Answer: When hedge funds first started out, they were established as limited partnerships. The purpose of forming the fund as a partnership is so that all of the investors and the manager will be subject to partnership taxation. When LLCs became a more prevalent structure in the 80s, there was not a huge rush to form the funds as LLCs. The central reason is that, as a newly formed entity, the law firms were not sure how the courts would view the statutory liability protections of these new entities. As general case law developed, practitioners became more and more comfortable with the LLC as a practicle entity from a liability protection standpoint. However, it was during this time also that many states either developed LLC applicable tax laws or realized that existing laws applied to LLCs.

The central argument for structuring new funds as LLCs is that at the LLC level, there is no liability. In addition to this, the management company will itself be structured as a LLC which provides very strong liability protection for the managers of the management company. At the entity level, the general partner of a limited partnership is potentially subject to unlimited liability; although the fact that the general partner is itself structured as an LLC should provide managers with ample protection. Even so, it is recommended that when a manager is investing in his own fund, he do so as a limited partner. The idea is to keep the management company sufficiently, but not overly, capitalized.

Question: hedge fund manager and registration

Question: I am a investment adviser registered in Texas and I want to start a hedge fund – do I have to register in each state which I have investors?

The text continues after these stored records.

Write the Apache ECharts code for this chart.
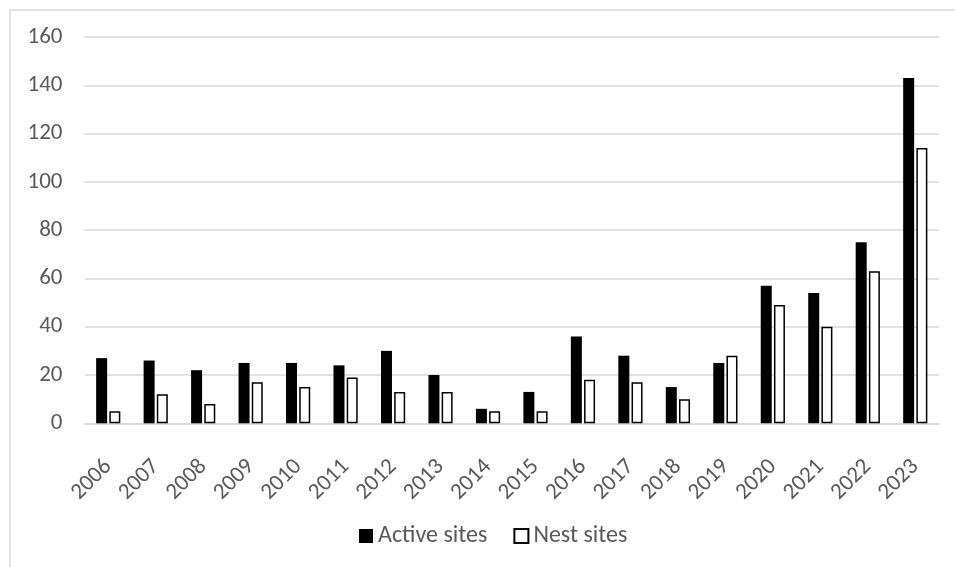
<!DOCTYPE html>
<html>
<head>
<meta charset="utf-8">
<style>
  html, body { margin: 0; padding: 0; background: #ffffff; }
  #chart { width: 955px; height: 567px; }
</style>
<script src="https://cdn.jsdelivr.net/npm/echarts@6/dist/echarts.min.js"></script>
</head>
<body>
<div id="chart"></div>
<script>
// Survey years
const years = ['2006','2007','2008','2009','2010','2011','2012','2013','2014',
               '2015','2016','2017','2018','2019','2020','2021','2022','2023'];
// Count of active sites per year
const activeSites = [27, 26, 22, 25, 25, 24, 30, 20, 6, 13, 36, 28, 15, 25, 57, 54, 75, 143];
// Count of nest sites per year
const nestSites = [5, 12, 8, 17, 15, 19, 13, 13, 5, 5, 18, 17, 10, 28, 49, 40, 63, 114];
// Value axis range
const yMin = 0, yMax = 160, yStep = 20;

const FONT = 'Carlito, Calibri, "Open Sans", sans-serif';
const TEXT = '#595959';
const GRID = '#d9d9d9';

const chart = echarts.init(document.getElementById('chart'), null, { renderer: 'canvas' });
chart.setOption({
  animation: false,
  backgroundColor: '#ffffff',
  textStyle: { fontFamily: FONT },
  graphic: [{
    type: 'rect',
    left: 7.5, top: 7.5,
    shape: { x: 0, y: 0, width: 1000, height: 600 },
    style: { fill: 'none', stroke: GRID, lineWidth: 1.5 },
    silent: true
  }],
  grid: { left: 84.5, right: 16, top: 37, bottom: 143.7, containLabel: false },
  legend: {
    top: 524,
    left: 359,
    padding: 0,
    itemWidth: 14,
    itemHeight: 14,
    itemGap: 26,
    icon: 'rect',
    textStyle: { color: TEXT, fontSize: 24, fontFamily: FONT },
    data: ['Active sites', 'Nest sites']
  },
  xAxis: {
    type: 'category',
    data: years,
    axisLine: { show: true, lineStyle: { color: GRID, width: 1.5 } },
    axisTick: { show: false },
    axisLabel: {
      rotate: 45,
      interval: 0,
      color: TEXT,
      fontSize: 23,
      fontFamily: FONT,
      margin: 40
    }
  },
  yAxis: {
    type: 'value',
    min: yMin, max: yMax, interval: yStep,
    axisLine: { show: false },
    axisTick: { show: false },
    splitLine: { lineStyle: { color: GRID, width: 1.5 } },
    axisLabel: { color: TEXT, fontSize: 23, fontFamily: FONT, margin: 22 }
  },
  series: [
    {
      name: 'Active sites',
      type: 'bar',
      data: activeSites,
      barWidth: 11,
      barGap: '20%',
      itemStyle: { color: '#000000' }
    },
    {
      name: 'Nest sites',
      type: 'bar',
      data: nestSites,
      barWidth: 11,
      barGap: '20%',
      itemStyle: { color: '#ffffff', borderColor: '#000000', borderWidth: 1.5 }
    }
  ]
});
</script>
</body>
</html>
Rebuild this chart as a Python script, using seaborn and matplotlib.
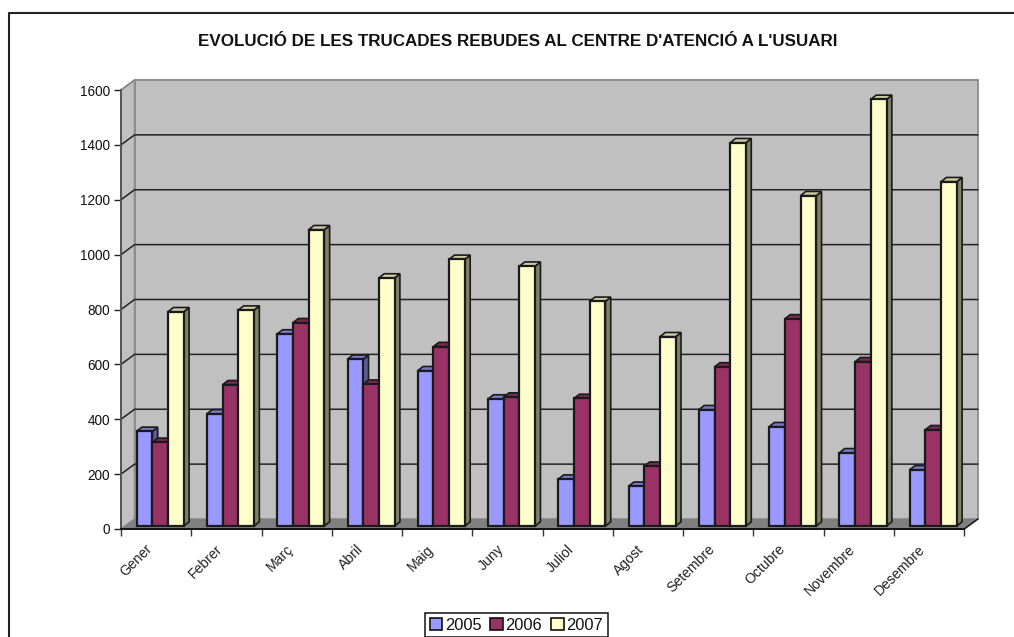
import matplotlib
matplotlib.use("Agg")
import matplotlib.pyplot as plt
import seaborn as sns
import pandas as pd
from matplotlib.patches import Polygon, Rectangle
from matplotlib.lines import Line2D
from matplotlib.transforms import IdentityTransform, Affine2D

months = ["Gener", "Febrer", "Març", "Abril", "Maig", "Juny", "Juliol", "Agost",
          "Setembre", "Octubre", "Novembre", "Desembre"]
v2005 = [345, 409, 700, 608, 566, 463, 171, 145, 424, 362, 267, 205]
v2006 = [305, 515, 741, 517, 654, 470, 465, 218, 580, 755, 599, 351]
v2007 = [781, 787, 1080, 904, 972, 947, 819, 690, 1397, 1204, 1555, 1255]
years = ["2005", "2006", "2007"]
y_ticks = [0, 200, 400, 600, 800, 1000, 1200, 1400, 1600]
title = "EVOLUCIÓ DE LES TRUCADES REBUDES AL CENTRE D'ATENCIÓ A L'USUARI"

front_cols = ["#9999FF", "#993366", "#FFFFCC"]
top_cols = ["#7A7ACC", "#7A2952", "#CCCCA3"]
side_cols = ["#5C5C99", "#5C1F3D", "#808066"]

df = pd.DataFrame({
    "mes": months * 3,
    "any": [y for y in years for _ in months],
    "valor": v2005 + v2006 + v2007,
})

sns.set_style("white")
plt.rcParams["font.family"] = ["Liberation Sans", "DejaVu Sans"]

W, H = 1014, 637
fig = plt.figure(figsize=(W / 100, H / 100), dpi=100, facecolor="white")
ax = fig.add_axes([121 / W, (H - 529) / H, (964.3 - 121) / W, 439 / H])
ax.patch.set_alpha(0)

sns.barplot(data=df, x="mes", y="valor", hue="any", order=months, hue_order=years,
            palette=front_cols, saturation=1, width=0.67, gap=0, dodge=True,
            edgecolor="#1A1A1A", linewidth=1.6, ax=ax, legend=False, errorbar=None)
ax.set_xlim(-0.5, 11.5)
ax.set_ylim(0, 1600)
ax.set_xlabel("")
ax.set_ylabel("")

ident = IdentityTransform()
WALL_DX, WALL_DY = 13.6, 10.0
BAR_DX, BAR_DY = 4.1, 3.0
DEPTH_DX, DEPTH_DY = 5.3, 4.2


def px(x, y):
    return ax.transData.transform((x, y))


def shifted(pt, dx, dy):
    return (pt[0] + dx, pt[1] + dy)


x0, x1 = ax.get_xlim()
bl, tl, br = px(x0, 0), px(x0, 1600), px(x1, 0)
tr = px(x1, 1600)

# back wall, left wall, floor
ax.add_patch(Polygon([shifted(p, WALL_DX, WALL_DY) for p in (bl, tl, tr, br)], closed=True,
                     transform=ident, facecolor="#C0C0C0", edgecolor="#8C8C8C", lw=1.3,
                     clip_on=False, zorder=0.2))
ax.add_patch(Polygon([bl, tl, shifted(tl, WALL_DX, WALL_DY), shifted(bl, WALL_DX, WALL_DY)],
                     closed=True, transform=ident, facecolor="#C0C0C0", edgecolor="#8C8C8C",
                     lw=1.3, clip_on=False, zorder=0.25))
ax.add_patch(Polygon([bl, br, shifted(br, WALL_DX, WALL_DY), shifted(bl, WALL_DX, WALL_DY)],
                     closed=True, transform=ident, facecolor="#808080", edgecolor="none",
                     clip_on=False, zorder=0.3))

# gridlines
for t in y_ticks[1:]:
    a, b = px(x0, t), px(x1, t)
    pts = [a, shifted(a, WALL_DX, WALL_DY), shifted(b, WALL_DX, WALL_DY)]
    ax.add_line(Line2D([p[0] for p in pts], [p[1] for p in pts], transform=ident,
                       color="#222222" if t != 1600 else "#8C8C8C", lw=1.1,
                       clip_on=False, zorder=0.35))

# 3D bar faces
shift = Affine2D().translate(BAR_DX, BAR_DY)
items = []
for k, cont in enumerate(ax.containers):
    for bar in cont:
        items.append((bar.get_x(), k, bar))
items.sort(key=lambda it: it[0])
z = 1.0
for _, k, bar in items:
    x, w, h = bar.get_x(), bar.get_width(), bar.get_height()
    lt = shifted(px(x, h), BAR_DX, BAR_DY)
    rt = shifted(px(x + w, h), BAR_DX, BAR_DY)
    rb = shifted(px(x + w, 0), BAR_DX, BAR_DY)
    ax.add_patch(Polygon([rb, rt, shifted(rt, DEPTH_DX, DEPTH_DY), shifted(rb, DEPTH_DX, DEPTH_DY)],
                         closed=True, transform=ident, facecolor=side_cols[k],
                         edgecolor="#1A1A1A", lw=1.2, clip_on=False, zorder=z))
    ax.add_patch(Polygon([lt, rt, shifted(rt, DEPTH_DX, DEPTH_DY), shifted(lt, DEPTH_DX, DEPTH_DY)],
                         closed=True, transform=ident, facecolor=top_cols[k],
                         edgecolor="#1A1A1A", lw=1.2, clip_on=False, zorder=z + 0.1))
    bar.set_transform(ax.transData + shift)
    bar.set_clip_on(False)
    bar.set_zorder(z + 0.2)
    z += 0.3

# axes
for s in ("top", "right"):
    ax.spines[s].set_visible(False)
ax.spines["left"].set_color("#555555")
ax.spines["left"].set_linewidth(1.4)
ax.spines["bottom"].set_color("#111111")
ax.spines["bottom"].set_linewidth(1.4)
for s in ax.spines.values():
    s.set_zorder(20)

ax.set_yticks(y_ticks)
ax.set_yticklabels([str(t) for t in y_ticks])
ax.tick_params(axis="y", left=True, length=5.2, width=1.0, color="#222222", pad=2.8,
               labelsize=9.8, labelcolor="#111111")
ax.set_xticks(range(len(months)))
ax.set_xticks([i - 0.5 for i in range(len(months) + 1)], minor=True)
ax.tick_params(axis="x", which="major", bottom=False, length=0, pad=13,
               labelsize=10.1, labelcolor="#222222")
ax.tick_params(axis="x", which="minor", bottom=True, length=5.2, width=1.0, color="#333333")
ax.set_xticklabels(months, rotation=45, ha="right", va="center", rotation_mode="anchor")
for lab in ax.get_xticklabels():
    lab.set_transform(lab.get_transform() + Affine2D().translate(-6, 0))

# floor corner line at right
a = br
ax.add_line(Line2D([a[0], a[0] + WALL_DX], [a[1], a[1] + WALL_DY], transform=ident,
                   color="#111111", lw=1.1, clip_on=False, zorder=0.4))

# title, frame, legend
fig.text(518 / W, 1 - 41 / H, title, ha="center", va="center", fontsize=12.25,
         fontweight="bold", color="#111111")
fig.add_artist(Line2D([8.5 / W, 8.5 / W, 1], [0, 1 - 13 / H, 1 - 13 / H],
                      transform=fig.transFigure, color="#222222", lw=1.5))

handles = [Rectangle((0, 0), 1, 1, facecolor=c, edgecolor="#111111", lw=1.2) for c in front_cols]
leg = fig.legend(handles, years, loc="upper left", bbox_to_anchor=(425 / W, 1 - 613 / H),
                 ncol=3, frameon=True, fancybox=False, edgecolor="#111111", framealpha=1,
                 fontsize=11.9, handlelength=0.75, handleheight=0.75, handletextpad=0.17,
                 columnspacing=0.54, borderpad=0.28, borderaxespad=0, labelcolor="#111111")
leg.get_frame().set_linewidth(1.1)

fig.savefig("out.png", dpi=100, facecolor="white")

Answer: Generally no. If you are a Texas-registered investment adviser (note: to be distinguished from an SEC-registered investment adviser), and you have no place of business in another state, you will not have to register in any other states. However, please note that if you sell interests in your hedge fund, you will need to make sure you comply with all of the “blue sky” laws with regard to the state in which the interests are sold. This will generally entail making a Form D filing for states where the investor resides. Your law firm will be able to make this Form D filing for you on your behalf.

What is a “gate” provision?

A “gate” provision is a hedge fund manager’s right to limit the amount of withdrawals on any withdrawal date to not more than a stated percentage of a fund’s net assets — often 10% to 25%, depending on how frequently investors have a right to withdraw capital. Gates are a very common feature in hedge funds of almost all strategies. Imposing a gate slows a potential “run on the fund” by forcing investors to wait until the next regular withdrawal date to receive the unfulfilled balance of their withdrawal requests. Gates are especially important for hedge fund strategies which are more illiquid like MBS strategies.